> [EXERCISE DIRECTIONS]:
Reproduce the listing below exactly, beginning with its first line and ending with the line that holds "inner sep=0pt] (title)"; pictures are not part of the copy.

> [INFORMATION SUPPLIED]:
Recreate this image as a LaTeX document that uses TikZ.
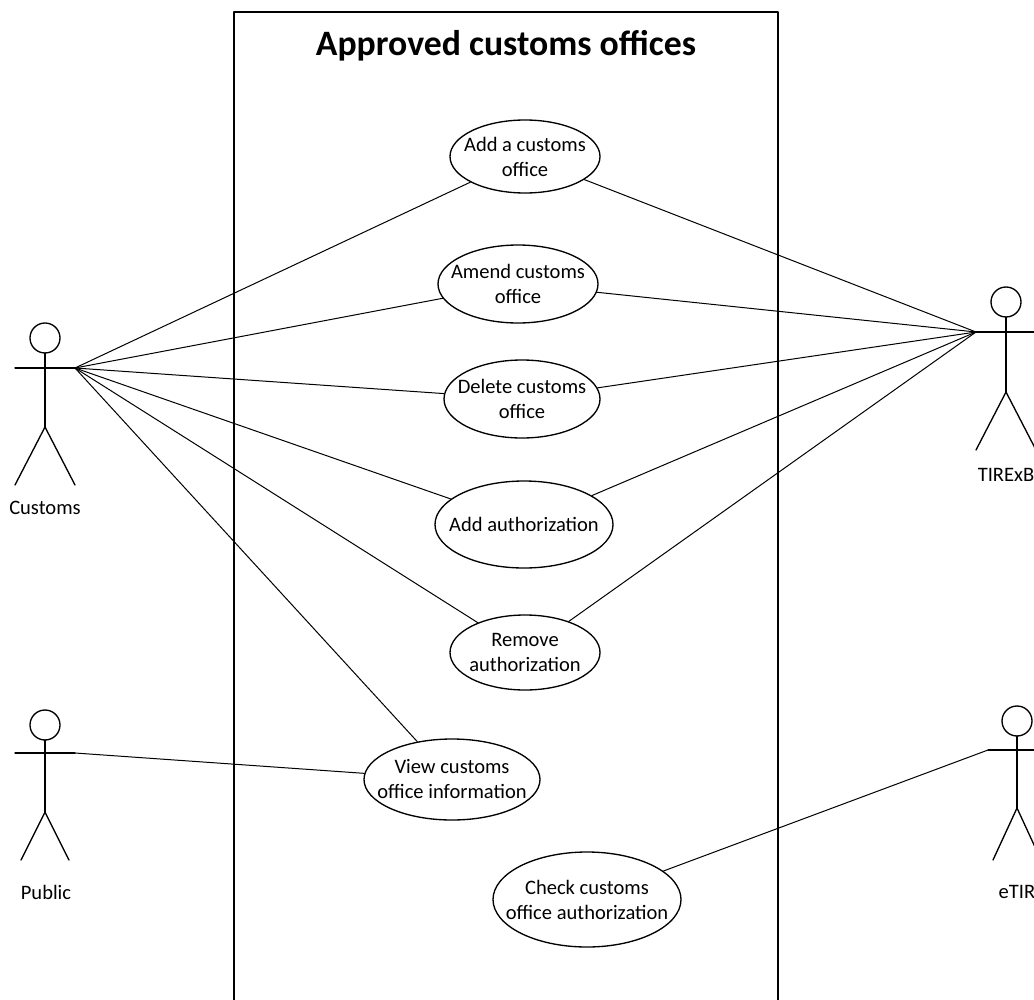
\documentclass[tikz,border=0pt]{standalone}
\usepackage{fontspec}
\setmainfont{Carlito}
\usetikzlibrary{shapes.geometric}
\begin{document}
\begin{tikzpicture}[x=0.75pt,y=-0.75pt,
  line width=0.75pt, line cap=round, line join=round,
  every label/.style={align=center, inner sep=0pt},
  txt/.style={font=\fontsize{15.4}{18.75}\selectfont},
  uc/.style 2 args={draw, ellipse, inner sep=0pt, line width=1pt,
    minimum width=#1*1.5pt, minimum height=#2*1.5pt},
  assoc/.style={line width=0.75pt},
  actor/.style={line width=1pt},
  lbl/.style={txt, inner sep=0pt}]
\clip (0,0) rectangle (1034,999);
\fill[white] (0,0) rectangle (1034,999);
\begin{scope}[txt]
% system boundary
\draw[line width=1.5pt, line cap=butt] (234,1010) -- (234,12) -- (778,12) -- (778,1010);
\node[font=\fontsize{26.8}{32}\selectfont\bfseries, inner sep=0pt] (title) at (506,46) {Approved customs offices};

% use cases
\node[uc={75}{36.5}, label={center:{Add a customs\\office}}] (u1) at (525,156.5) {};
\node[uc={80}{39}, label={center:{Amend customs\\office}}] (u2) at (518,284) {};
\node[uc={78}{39}, label={center:{Delete customs\\office}}] (u3) at (522,399) {};
\node[uc={89}{43.5}, label={center:{Add authorization}}] (u4) at (524,524.5) {};
\node[uc={75}{37.5}, label={center:{Remove\\authorization}}] (u5) at (525,652.5) {};
\node[uc={88}{40.5}, label={center:{View customs\\office information}}] (u6) at (452,779.5) {};
\node[uc={94}{47.5}, label={center:{Check customs\\office authorization}}] (u7) at (587,899.5) {};

% actors
% Customs
\draw[actor] (45,338) circle[radius=15*0.75pt];
\draw[actor] (15,368) -- (75,368);
\draw[actor] (45,353) -- (45,427);
\draw[actor] (15,485) -- (45,427) -- (75,485);
\coordinate (cusR) at (75,368);
\node[lbl] (cusL) at (45,508) {Customs};
% TIRExB
\draw[actor] (1006,302) circle[radius=15*0.75pt];
\draw[actor] (976,332) -- (1036,332);
\draw[actor] (1006,317) -- (1006,392);
\draw[actor] (976,450) -- (1006,392) -- (1036,450);
\coordinate (tirL) at (976,332);
\node[lbl] (tirLab) at (1006,475) {TIRExB};
% Public
\draw[actor] (45,725) circle[radius=15*0.75pt];
\draw[actor] (15,753) -- (75,753);
\draw[actor] (45,740) -- (45,812);
\draw[actor] (21,860) -- (45,812) -- (69,860);
\coordinate (pubR) at (75,753);
\node[lbl] (pubLab) at (46,892) {Public};
% eTIR
\draw[actor] (1017,721) circle[radius=15*0.75pt];
\draw[actor] (988,750) -- (1048,750);
\draw[actor] (1017,736) -- (1017,808);
\draw[actor] (993,860) -- (1017,808) -- (1041,860);
\coordinate (etirL) at (988,750);
\node[lbl] (etirLab) at (1017,892) {eTIR};

% associations
\foreach \u in {u1,u2,u3,u4,u5,u6} \draw[assoc] (cusR) -- (\u);
\foreach \u in {u1,u2,u3,u4,u5} \draw[assoc] (tirL) -- (\u);
\draw[assoc] (pubR) -- (u6);
\draw[assoc] (etirL) -- (u7);
\end{scope}
\end{tikzpicture}
\end{document}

> [SOLVED EXERCISE]:
Recreate this image as a LaTeX document that uses TikZ.
\documentclass[tikz,border=0pt]{standalone}
\usepackage{fontspec}
\setmainfont{Carlito}
\usetikzlibrary{shapes.geometric}
\begin{document}
\begin{tikzpicture}[x=0.75pt,y=-0.75pt,
  line width=0.75pt, line cap=round, line join=round,
  every label/.style={align=center, inner sep=0pt},
  txt/.style={font=\fontsize{15.4}{18.75}\selectfont},
  uc/.style 2 args={draw, ellipse, inner sep=0pt, line width=1pt,
    minimum width=#1*1.5pt, minimum height=#2*1.5pt},
  assoc/.style={line width=0.75pt},
  actor/.style={line width=1pt},
  lbl/.style={txt, inner sep=0pt}]
\clip (0,0) rectangle (1034,999);
\fill[white] (0,0) rectangle (1034,999);
\begin{scope}[txt]
% system boundary
\draw[line width=1.5pt, line cap=butt] (234,1010) -- (234,12) -- (778,12) -- (778,1010);
\node[font=\fontsize{26.8}{32}\selectfont\bfseries, inner sep=0pt] (title) at (506,46) {Approved customs offices};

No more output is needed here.